TASK STATEMENT => Leave out the pictures and repeat the data exactly.

DATA BLOCK =>

----------

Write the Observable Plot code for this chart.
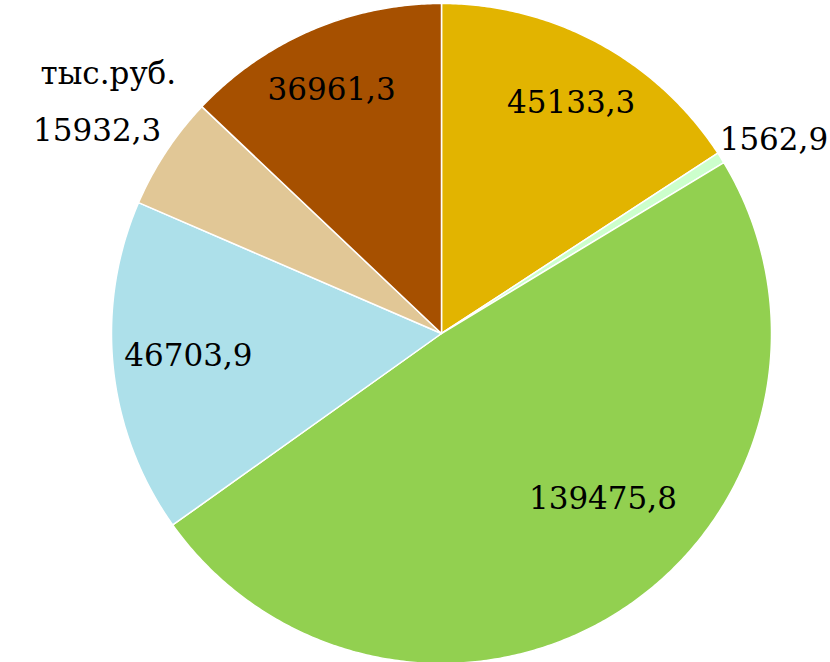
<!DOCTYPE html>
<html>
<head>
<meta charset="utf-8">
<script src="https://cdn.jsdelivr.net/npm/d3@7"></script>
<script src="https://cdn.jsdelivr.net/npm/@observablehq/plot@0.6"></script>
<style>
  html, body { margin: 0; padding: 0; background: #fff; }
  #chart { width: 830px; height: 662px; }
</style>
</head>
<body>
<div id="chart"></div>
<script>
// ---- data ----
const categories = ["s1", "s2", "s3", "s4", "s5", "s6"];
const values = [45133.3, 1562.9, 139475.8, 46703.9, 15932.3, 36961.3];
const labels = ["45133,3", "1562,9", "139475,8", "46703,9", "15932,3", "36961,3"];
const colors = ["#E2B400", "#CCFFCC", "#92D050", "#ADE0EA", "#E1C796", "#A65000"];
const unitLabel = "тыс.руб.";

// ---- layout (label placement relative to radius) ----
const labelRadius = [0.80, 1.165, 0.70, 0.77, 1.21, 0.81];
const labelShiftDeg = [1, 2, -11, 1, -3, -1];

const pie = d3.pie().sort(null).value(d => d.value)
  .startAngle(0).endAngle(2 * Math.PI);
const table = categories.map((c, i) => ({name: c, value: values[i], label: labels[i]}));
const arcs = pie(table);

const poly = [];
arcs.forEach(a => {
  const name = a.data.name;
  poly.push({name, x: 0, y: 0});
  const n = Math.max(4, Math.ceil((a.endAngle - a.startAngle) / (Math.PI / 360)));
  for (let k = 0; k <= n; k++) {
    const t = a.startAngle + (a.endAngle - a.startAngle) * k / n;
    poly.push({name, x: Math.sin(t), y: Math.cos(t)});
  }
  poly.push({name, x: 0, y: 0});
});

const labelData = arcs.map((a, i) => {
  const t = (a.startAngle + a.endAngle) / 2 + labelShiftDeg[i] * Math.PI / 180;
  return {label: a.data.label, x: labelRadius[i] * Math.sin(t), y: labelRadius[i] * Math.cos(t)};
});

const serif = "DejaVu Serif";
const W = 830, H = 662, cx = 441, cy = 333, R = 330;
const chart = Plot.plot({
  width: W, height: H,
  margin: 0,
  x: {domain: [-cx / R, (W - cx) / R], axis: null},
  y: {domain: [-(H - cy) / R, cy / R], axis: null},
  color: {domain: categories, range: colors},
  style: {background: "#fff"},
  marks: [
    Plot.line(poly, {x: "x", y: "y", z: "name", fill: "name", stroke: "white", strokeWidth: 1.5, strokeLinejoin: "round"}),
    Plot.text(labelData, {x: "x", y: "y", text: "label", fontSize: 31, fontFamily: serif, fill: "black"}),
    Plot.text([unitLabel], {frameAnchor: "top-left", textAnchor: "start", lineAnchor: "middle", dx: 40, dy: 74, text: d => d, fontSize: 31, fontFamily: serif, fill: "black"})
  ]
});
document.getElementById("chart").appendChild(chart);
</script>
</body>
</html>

----------

RESPONSE TO THIS TASK =>
Write the Observable Plot code for this chart.
<!DOCTYPE html>
<html>
<head>
<meta charset="utf-8">
<script src="https://cdn.jsdelivr.net/npm/d3@7"></script>
<script src="https://cdn.jsdelivr.net/npm/@observablehq/plot@0.6"></script>
<style>
  html, body { margin: 0; padding: 0; background: #fff; }
  #chart { width: 830px; height: 662px; }
</style>
</head>
<body>
<div id="chart"></div>
<script>
// ---- data ----
const categories = ["s1", "s2", "s3", "s4", "s5", "s6"];
const values = [45133.3, 1562.9, 139475.8, 46703.9, 15932.3, 36961.3];
const labels = ["45133,3", "1562,9", "139475,8", "46703,9", "15932,3", "36961,3"];
const colors = ["#E2B400", "#CCFFCC", "#92D050", "#ADE0EA", "#E1C796", "#A65000"];
const unitLabel = "тыс.руб.";

// ---- layout (label placement relative to radius) ----
const labelRadius = [0.80, 1.165, 0.70, 0.77, 1.21, 0.81];
const labelShiftDeg = [1, 2, -11, 1, -3, -1];

const pie = d3.pie().sort(null).value(d => d.value)
  .startAngle(0).endAngle(2 * Math.PI);
const table = categories.map((c, i) => ({name: c, value: values[i], label: labels[i]}));
const arcs = pie(table);

const poly = [];
arcs.forEach(a => {
  const name = a.data.name;
  poly.push({name, x: 0, y: 0});
  const n = Math.max(4, Math.ceil((a.endAngle - a.startAngle) / (Math.PI / 360)));
  for (let k = 0; k <= n; k++) {
    const t = a.startAngle + (a.endAngle - a.startAngle) * k / n;
    poly.push({name, x: Math.sin(t), y: Math.cos(t)});
  }
  poly.push({name, x: 0, y: 0});
});

const labelData = arcs.map((a, i) => {
  const t = (a.startAngle + a.endAngle) / 2 + labelShiftDeg[i] * Math.PI / 180;
  return {label: a.data.label, x: labelRadius[i] * Math.sin(t), y: labelRadius[i] * Math.cos(t)};
});

const serif = "DejaVu Serif";
const W = 830, H = 662, cx = 441, cy = 333, R = 330;
const chart = Plot.plot({
  width: W, height: H,
  margin: 0,
  x: {domain: [-cx / R, (W - cx) / R], axis: null},
  y: {domain: [-(H - cy) / R, cy / R], axis: null},
  color: {domain: categories, range: colors},
  style: {background: "#fff"},
  marks: [
    Plot.line(poly, {x: "x", y: "y", z: "name", fill: "name", stroke: "white", strokeWidth: 1.5, strokeLinejoin: "round"}),
    Plot.text(labelData, {x: "x", y: "y", text: "label", fontSize: 31, fontFamily: serif, fill: "black"}),
    Plot.text([unitLabel], {frameAnchor: "top-left", textAnchor: "start", lineAnchor: "middle", dx: 40, dy: 74, text: d => d, fontSize: 31, fontFamily: serif, fill: "black"})
  ]
});
document.getElementById("chart").appendChild(chart);
</script>
</body>
</html>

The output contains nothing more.